Wrapped up in so many layers that my waddle could have been mistaken for that of a penguin, I was taking a stroll to explore South Georgia's remote shoreline. I scrambled round the headland and down onto a small cove to be faced with a staggering accumulation of marine debris. This sight broke my heart, literally bringing a tear to my eye. How could we, as intelligent human beings, allow ourselves to have such a far-reaching impact on a land that doesn't even feel like it belongs to the human race? An area that only a handful, if anyone, has ever stepped foot on.

I immediately recalled sailing through dense areas of trash in the North Atlantic or into ports whose shores were covered with plastic. But I felt like such a privileged visitor here, welcomed by an abundance of species whose voices would never be heard. What on earth are we doing to the planet if how we consume has an effect here, miles from any populated town?

This encounter changed my life.

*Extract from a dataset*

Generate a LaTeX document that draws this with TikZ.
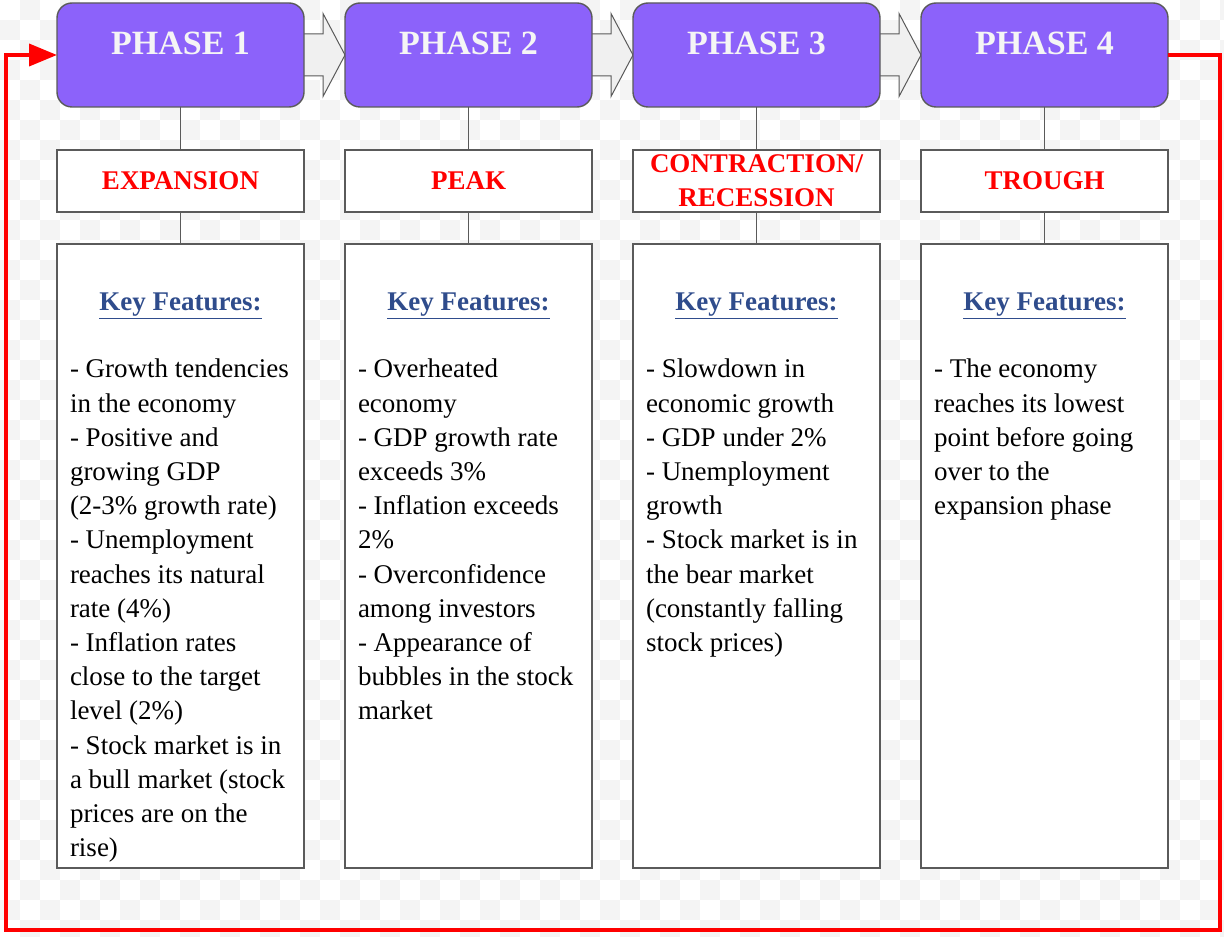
\documentclass[tikz,border=0pt]{standalone}
\usepackage{fontspec}
\setmainfont{Liberation Serif}
\usetikzlibrary{positioning,arrows.meta,backgrounds}

\definecolor{phasefill}{HTML}{8C62FA}
\definecolor{edgegray}{HTML}{5A5A5A}
\definecolor{keyblue}{HTML}{2F4C8C}
\definecolor{checker}{HTML}{F4F4F4}
\definecolor{flowfill}{HTML}{F0F0F0}

\newcommand{\bodysize}{\fontsize{13.5pt}{17.1pt}\selectfont}

\begin{document}
\begin{tikzpicture}[
    x=0.5pt, y=-0.5pt,
    node distance=20.5pt,
    every node/.style = {outer sep=0pt},
    phase/.style = {draw=edgegray, line width=0.7pt, fill=phasefill, rounded corners=7.5pt,
        minimum width=123.5pt, inner sep=0pt, text height=26pt, text depth=26pt,
        text=white!92!gray, font=\fontsize{17pt}{20pt}\selectfont\bfseries},
    stage/.style = {draw=edgegray, line width=0.7pt, fill=white, minimum width=123.5pt,
        minimum height=31pt, inner sep=0pt, align=center, text=red, font=\bodysize\bfseries},
    feature/.style = {draw=edgegray, line width=0.7pt, fill=white, minimum width=123.5pt,
        minimum height=312pt},
    keyhead/.style = {anchor=base, inner sep=0pt, text=keyblue, font=\bodysize\bfseries},
    body/.style = {anchor=north west, inner sep=0pt, align=left, font=\bodysize},
    link/.style = {draw=edgegray, line width=0.6pt},
    flow/.style = {draw=edgegray, fill=flowfill, line width=0.5pt},
    loopback/.style = {draw=red, line width=1.9pt, -{Triangle[length=14pt,width=11pt]}}
    ]
    \useasboundingbox (0,0) rectangle (1224,936);

    % phases along the top
    \node[phase] (p1) at (180.5,55) {PHASE 1};
    \node[phase, right=of p1] (p2) {PHASE 2};
    \node[phase, right=of p2] (p3) {PHASE 3};
    \node[phase, right=of p3] (p4) {PHASE 4};

    % stage names
    \node[stage, below=21.5pt of p1] (s1) {EXPANSION};
    \node[stage, below=21.5pt of p2] (s2) {PEAK};
    \node[stage, below=21.5pt of p3] (s3) {CONTRACTION/\\RECESSION};
    \node[stage, below=21.5pt of p4] (s4) {TROUGH};

    % feature boxes
    \node[feature, below=16pt of s1] (f1) {};
    \node[feature, below=16pt of s2] (f2) {};
    \node[feature, below=16pt of s3] (f3) {};
    \node[feature, below=16pt of s4] (f4) {};

    \foreach \n in {1,...,4} {
        \node[keyhead] (k\n) at ([yshift=-33pt]f\n.north) {\underline{Key Features:}};
        \draw[link] (p\n) -- (s\n);
        \draw[link] (s\n) -- (f\n);
    }

    \node[body] (b1) at ([shift={(6.5pt,-55pt)}]f1.north west)
        {\strut- Growth tendencies\\in the economy\\- Positive and\\growing GDP\\(2-3\% growth rate)\\
         - Unemployment\\reaches its natural\\rate (4\%)\\- Inflation rates\\close to the target\\
         level (2\%)\\- Stock market is in\\a bull market (stock\\prices are on the\\rise)};
    \node[body] (b2) at ([shift={(6.5pt,-55pt)}]f2.north west)
        {\strut- Overheated\\economy\\- GDP growth rate\\exceeds 3\%\\- Inflation exceeds\\2\%\\
         - Overconfidence\\among investors\\- Appearance of\\bubbles in the stock\\market};
    \node[body] (b3) at ([shift={(6.5pt,-55pt)}]f3.north west)
        {\strut- Slowdown in\\economic growth\\- GDP under 2\%\\- Unemployment\\growth\\
         - Stock market is in\\the bear market\\(constantly falling\\stock prices)};
    \node[body] (b4) at ([shift={(6.5pt,-55pt)}]f4.north west)
        {\strut- The economy\\reaches its lowest\\point before going\\over to the\\expansion phase};

    % back from the trough to the start
    \coordinate (corner) at (6,930);
    \draw[loopback] (p4.east) -- ++(52,0) |- (corner) |- (p1.west);

    \begin{scope}[on background layer]
        \fill[white] (0,0) rectangle (1224,936);
        \foreach \i in {0,...,61}
            \foreach \j in {0,...,46} {
                \pgfmathtruncatemacro\odd{mod(\i+\j,2)}
                \ifnum\odd=1 \fill[checker] (20*\i,20*\j) rectangle ++(20,20); \fi
            }
        % hollow arrows between phases
        \foreach \a/\b in {p1/p2,p2/p3,p3/p4}
            \path[flow] ([yshift=10.5pt]\a.east) -- ([shift={(9.5pt,10.5pt)}]\a.east)
                -- ([shift={(9.5pt,20.75pt)}]\a.east) -- (\b.west)
                -- ([shift={(9.5pt,-20.75pt)}]\a.east) -- ([shift={(9.5pt,-10.5pt)}]\a.east)
                -- ([yshift=-10.5pt]\a.east);
    \end{scope}
\end{tikzpicture}
\end{document}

I became driven to understand what affect we, as humans, are having on the planet—our life support system—and just how long the planet can sustain our creature habits. The ocean journeys I have embarked on since then have taught me how our actions right now shape the way future generations will live. These lessons have been empowering, making me think, act, feel. We can feel so trapped in routine, yet really we are free to choose the correct path.

Environmental issues once left me confused, with so many sides to every argument; problems so huge they can only be properly addressed by scientists, governments and futurists; and a feeling that an individual can't really make a difference.

But we can. Look at the example of the discovery of the five garbage patches in the oceans. These garbage patches are vortexes that form where two ocean currents meet—in effect, a giant oceanic toilet that never flushes. Capt. Charles Moore discovered the Great Pacific Garbage Patch, an area in the Pacific twice the size of Texas. The trash is literally transformed into a plastic soup, where one part plankton to six parts plastic could be trawled.

Upon further research, I discovered that 60 percent of the plastic found in these areas comprises of what can be called "one life plastic"—plastic bags, Styrofoam food containers and plastic drink bottles. These are items that are consumed in a flash to make life more comfortable but have a life expectancy that is seven times ours—500 years. This just doesn't add up. How can one hour in our possession equal 500 years on the planet? As consumers, the issue of marine debris is our problem, not that of the scientists, and we can help to stop it today.